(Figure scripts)
[start]

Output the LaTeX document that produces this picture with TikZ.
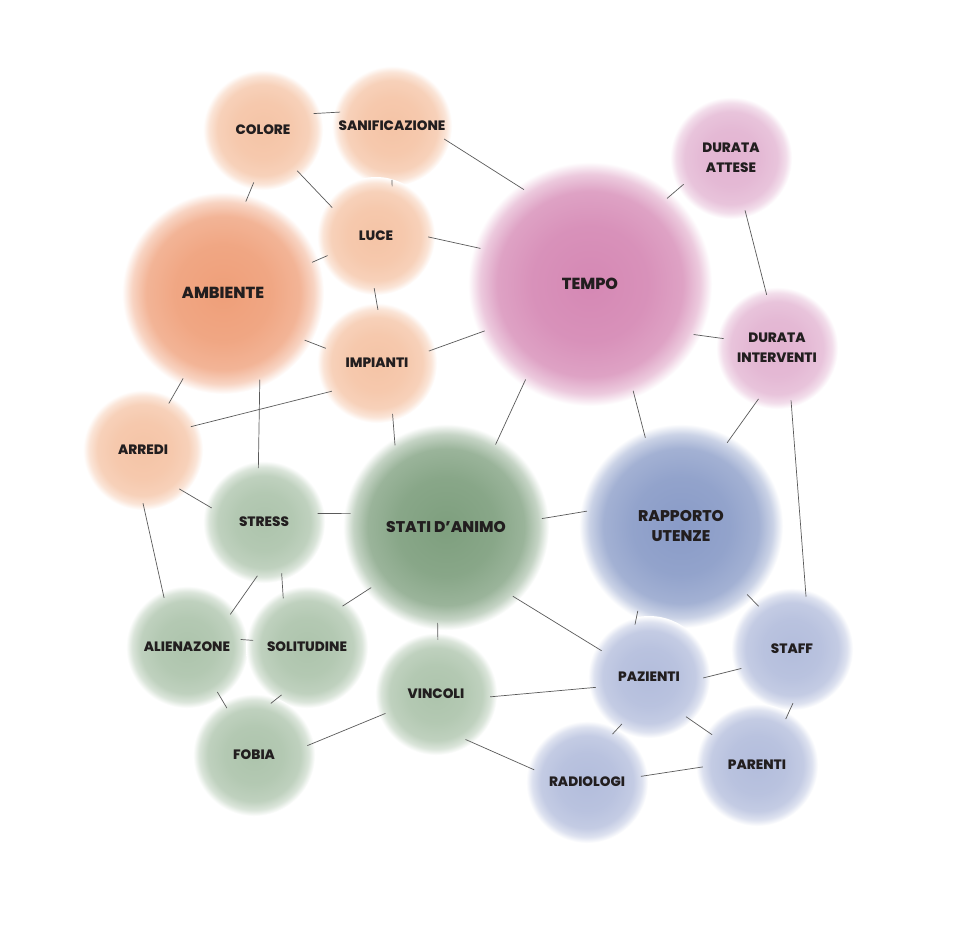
\documentclass[tikz,border=0pt]{standalone}
\usepackage{fontspec}
\setmainfont{Poppins}[BoldFont={Poppins ExtraBold}]
\usetikzlibrary{shadings}
\definecolor{orB}{HTML}{EF9F79}
\definecolor{orS}{HTML}{F5C4A6}
\definecolor{piB}{HTML}{D588B4}
\definecolor{piS}{HTML}{E2B3D1}
\definecolor{grB}{HTML}{7E9F7E}
\definecolor{grS}{HTML}{ADC4AC}
\definecolor{blB}{HTML}{899BC7}
\definecolor{blS}{HTML}{B3BDDC}
\definecolor{txt}{HTML}{221E1F}
\definecolor{lnc}{HTML}{5A5A5A}
\colorlet{bubc}{orB}
\pgfdeclareradialshading[bubc]{bubble}{\pgfpoint{0bp}{0bp}}{%
  color(0bp)=(bubc); color(12bp)=(bubc!92!white); color(19bp)=(bubc!78!white);
  color(22.5bp)=(bubc!45!white); color(25bp)=(white); color(50bp)=(white)}
\newcommand\bub[7]{%
  \colorlet{bubc}{#5}%
  \shade[shading=bubble] (#2,#3) circle (#4pt);
  \node[lbl, font=\bfseries\fontsize{#7}{20}\selectfont, minimum size={(2*#4-14)*1pt}] (#1) at (#2,#3) {#6};}
\tikzset{
  lbl/.style={circle, inner sep=0pt, align=center, text=txt},
  link/.style={draw=lnc, line width=0.7pt}
}
\begin{document}
\begin{tikzpicture}[x=1pt,y=-1pt]
\useasboundingbox (0,0) rectangle (960,943);
\fill[white] (0,0) rectangle (960,943);
% orange
\bub{colore}{263}{130}{60}{orS}{COLORE}{13.6}
\bub{sanif}{392}{126}{60}{orS}{SANIFICAZIONE}{13.6}
\bub{luce}{376}{236}{59}{orS}{LUCE}{13.6}
\bub{amb}{223}{293}{101}{orB}{AMBIENTE}{16}
\bub{imp}{377}{363}{60}{orS}{IMPIANTI}{13.6}
\bub{arr}{143}{450}{60}{orS}{ARREDI}{13.6}
% pink
\bub{tempo}{590}{284}{122}{piB}{TEMPO}{16}
\bub{datt}{731}{158}{61}{piS}{DURATA\\ATTESE}{13.6}
\bub{dint}{777}{348}{61}{piS}{DURATA\\INTERVENTI}{13.6}
% green
\bub{stress}{264}{522}{61}{grS}{STRESS}{13.6}
\bub{stati}{446}{527}{103}{grB}{STATI D’ANIMO}{15.5}
\bub{alien}{187}{647}{61}{grS}{ALIENAZONE}{13.6}
\bub{solit}{307}{647}{61}{grS}{SOLITUDINE}{13.6}
\bub{fobia}{254}{755}{61}{grS}{FOBIA}{13.6}
\bub{vinc}{436}{694}{61}{grS}{VINCOLI}{13.6}
% blue
\bub{rapp}{681}{526}{102}{blB}{RAPPORTO\\UTENZE}{15.5}
\bub{paz}{649}{677}{61}{blS}{PAZIENTI}{13.6}
\bub{staff}{792}{649}{61}{blS}{STAFF}{13.6}
\bub{radio}{587}{782}{61}{blS}{RADIOLOGI}{13.6}
\bub{par}{757}{765}{61}{blS}{PARENTI}{13.6}
% connectors
\draw[link] (colore.18) -- (sanif.165);
\draw[link] (colore.-100) -- (amb.76);
\draw[link] (colore.-50) -- (luce.147);
\draw[link] (sanif.-90) -- (luce.72);
\draw[link] (sanif.-14) -- (tempo.125);
\draw[link] (luce.202) -- (amb.19);
\draw[link] (luce.-1) -- (tempo.162);
\draw[link] (luce.-92) -- (imp.89);
\draw[link] (amb.-30) -- (imp.164);
\draw[link] (amb.245) -- (arr.61);
\draw[link] (amb.-67) -- (stress.96);
\draw[link] (imp.212) -- (arr.26);
\draw[link] (imp.13) -- (tempo.204);
\draw[link] (imp.-73) -- (stati.122);
\draw[link] (tempo.48) -- (datt.209);
\draw[link] (tempo.-26) -- (dint.170);
\draw[link] (tempo.236) -- (stati.59);
\draw[link] (tempo.-68) -- (rapp.112);
\draw[link] (datt.-75) -- (dint.101);
\draw[link] (dint.250) -- (rapp.61);
\draw[link] (dint.-75) -- (staff.75);
\draw[link] (arr.-47) -- (stress.165);
\draw[link] (arr.-90) -- (alien.115);
\draw[link] (stress.9) -- (stati.172);
\draw[link] (stress.-97) -- (alien.37);
\draw[link] (stress.-71) -- (solit.116);
\draw[link] (alien.8) -- (solit.173);
\draw[link] (alien.-56) -- (fobia.120);
\draw[link] (solit.242) -- (fobia.72);
\draw[link] (solit.49) -- (stati.219);
\draw[link] (stati.-95) -- (vinc.88);
\draw[link] (stati.5) -- (rapp.171);
\draw[link] (stati.-46) -- (paz.151);
\draw[link] (vinc.-3) -- (paz.191);
\draw[link] (vinc.201) -- (fobia.10);
\draw[link] (vinc.-57) -- (radio.167);
\draw[link] (rapp.243) -- (paz.105);
\draw[link] (rapp.-46) -- (staff.128);
\draw[link] (paz.-1) -- (staff.201);
\draw[link] (paz.240) -- (radio.62);
\draw[link] (paz.-47) -- (par.146);
\draw[link] (staff.-89) -- (par.58);
\draw[link] (radio.6) -- (par.182);
\end{tikzpicture}
\end{document}
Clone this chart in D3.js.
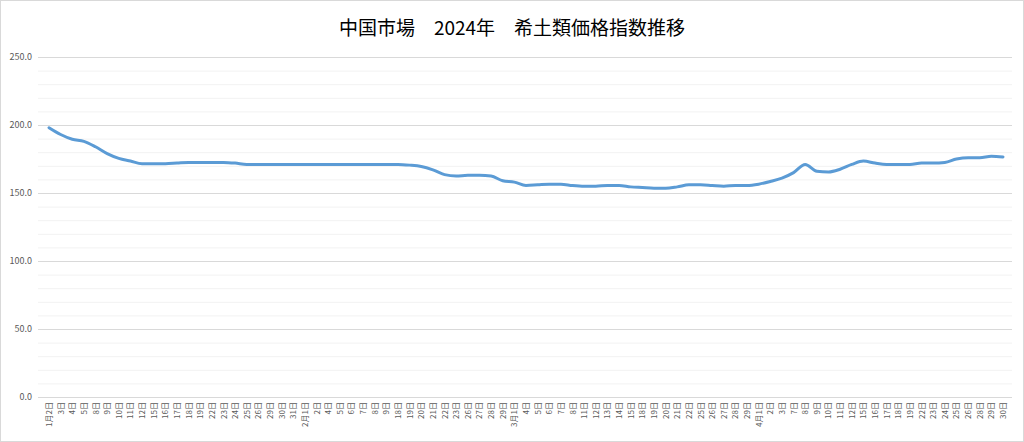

[end]

- [DO THIS]:
Restate every record exactly, please; do not copy the pictures.

- [FULL ANSWER]:
Output the LaTeX document that produces this picture with TikZ.
\documentclass[tikz,border=0pt]{standalone}
\usepackage{fontspec}
\setmainfont{Poppins}[BoldFont={Poppins ExtraBold}]
\usetikzlibrary{shadings}
\definecolor{orB}{HTML}{EF9F79}
\definecolor{orS}{HTML}{F5C4A6}
\definecolor{piB}{HTML}{D588B4}
\definecolor{piS}{HTML}{E2B3D1}
\definecolor{grB}{HTML}{7E9F7E}
\definecolor{grS}{HTML}{ADC4AC}
\definecolor{blB}{HTML}{899BC7}
\definecolor{blS}{HTML}{B3BDDC}
\definecolor{txt}{HTML}{221E1F}
\definecolor{lnc}{HTML}{5A5A5A}
\colorlet{bubc}{orB}
\pgfdeclareradialshading[bubc]{bubble}{\pgfpoint{0bp}{0bp}}{%
  color(0bp)=(bubc); color(12bp)=(bubc!92!white); color(19bp)=(bubc!78!white);
  color(22.5bp)=(bubc!45!white); color(25bp)=(white); color(50bp)=(white)}
\newcommand\bub[7]{%
  \colorlet{bubc}{#5}%
  \shade[shading=bubble] (#2,#3) circle (#4pt);
  \node[lbl, font=\bfseries\fontsize{#7}{20}\selectfont, minimum size={(2*#4-14)*1pt}] (#1) at (#2,#3) {#6};}
\tikzset{
  lbl/.style={circle, inner sep=0pt, align=center, text=txt},
  link/.style={draw=lnc, line width=0.7pt}
}
\begin{document}
\begin{tikzpicture}[x=1pt,y=-1pt]
\useasboundingbox (0,0) rectangle (960,943);
\fill[white] (0,0) rectangle (960,943);
% orange
\bub{colore}{263}{130}{60}{orS}{COLORE}{13.6}
\bub{sanif}{392}{126}{60}{orS}{SANIFICAZIONE}{13.6}
\bub{luce}{376}{236}{59}{orS}{LUCE}{13.6}
\bub{amb}{223}{293}{101}{orB}{AMBIENTE}{16}
\bub{imp}{377}{363}{60}{orS}{IMPIANTI}{13.6}
\bub{arr}{143}{450}{60}{orS}{ARREDI}{13.6}
% pink
\bub{tempo}{590}{284}{122}{piB}{TEMPO}{16}
\bub{datt}{731}{158}{61}{piS}{DURATA\\ATTESE}{13.6}
\bub{dint}{777}{348}{61}{piS}{DURATA\\INTERVENTI}{13.6}
% green
\bub{stress}{264}{522}{61}{grS}{STRESS}{13.6}
\bub{stati}{446}{527}{103}{grB}{STATI D’ANIMO}{15.5}
\bub{alien}{187}{647}{61}{grS}{ALIENAZONE}{13.6}
\bub{solit}{307}{647}{61}{grS}{SOLITUDINE}{13.6}
\bub{fobia}{254}{755}{61}{grS}{FOBIA}{13.6}
\bub{vinc}{436}{694}{61}{grS}{VINCOLI}{13.6}
% blue
\bub{rapp}{681}{526}{102}{blB}{RAPPORTO\\UTENZE}{15.5}
\bub{paz}{649}{677}{61}{blS}{PAZIENTI}{13.6}
\bub{staff}{792}{649}{61}{blS}{STAFF}{13.6}
\bub{radio}{587}{782}{61}{blS}{RADIOLOGI}{13.6}
\bub{par}{757}{765}{61}{blS}{PARENTI}{13.6}
% connectors
\draw[link] (colore.18) -- (sanif.165);
\draw[link] (colore.-100) -- (amb.76);
\draw[link] (colore.-50) -- (luce.147);
\draw[link] (sanif.-90) -- (luce.72);
\draw[link] (sanif.-14) -- (tempo.125);
\draw[link] (luce.202) -- (amb.19);
\draw[link] (luce.-1) -- (tempo.162);
\draw[link] (luce.-92) -- (imp.89);
\draw[link] (amb.-30) -- (imp.164);
\draw[link] (amb.245) -- (arr.61);
\draw[link] (amb.-67) -- (stress.96);
\draw[link] (imp.212) -- (arr.26);
\draw[link] (imp.13) -- (tempo.204);
\draw[link] (imp.-73) -- (stati.122);
\draw[link] (tempo.48) -- (datt.209);
\draw[link] (tempo.-26) -- (dint.170);
\draw[link] (tempo.236) -- (stati.59);
\draw[link] (tempo.-68) -- (rapp.112);
\draw[link] (datt.-75) -- (dint.101);
\draw[link] (dint.250) -- (rapp.61);
\draw[link] (dint.-75) -- (staff.75);
\draw[link] (arr.-47) -- (stress.165);
\draw[link] (arr.-90) -- (alien.115);
\draw[link] (stress.9) -- (stati.172);
\draw[link] (stress.-97) -- (alien.37);
\draw[link] (stress.-71) -- (solit.116);
\draw[link] (alien.8) -- (solit.173);
\draw[link] (alien.-56) -- (fobia.120);
\draw[link] (solit.242) -- (fobia.72);
\draw[link] (solit.49) -- (stati.219);
\draw[link] (stati.-95) -- (vinc.88);
\draw[link] (stati.5) -- (rapp.171);
\draw[link] (stati.-46) -- (paz.151);
\draw[link] (vinc.-3) -- (paz.191);
\draw[link] (vinc.201) -- (fobia.10);
\draw[link] (vinc.-57) -- (radio.167);
\draw[link] (rapp.243) -- (paz.105);
\draw[link] (rapp.-46) -- (staff.128);
\draw[link] (paz.-1) -- (staff.201);
\draw[link] (paz.240) -- (radio.62);
\draw[link] (paz.-47) -- (par.146);
\draw[link] (staff.-89) -- (par.58);
\draw[link] (radio.6) -- (par.182);
\end{tikzpicture}
\end{document}
Clone this chart in D3.js.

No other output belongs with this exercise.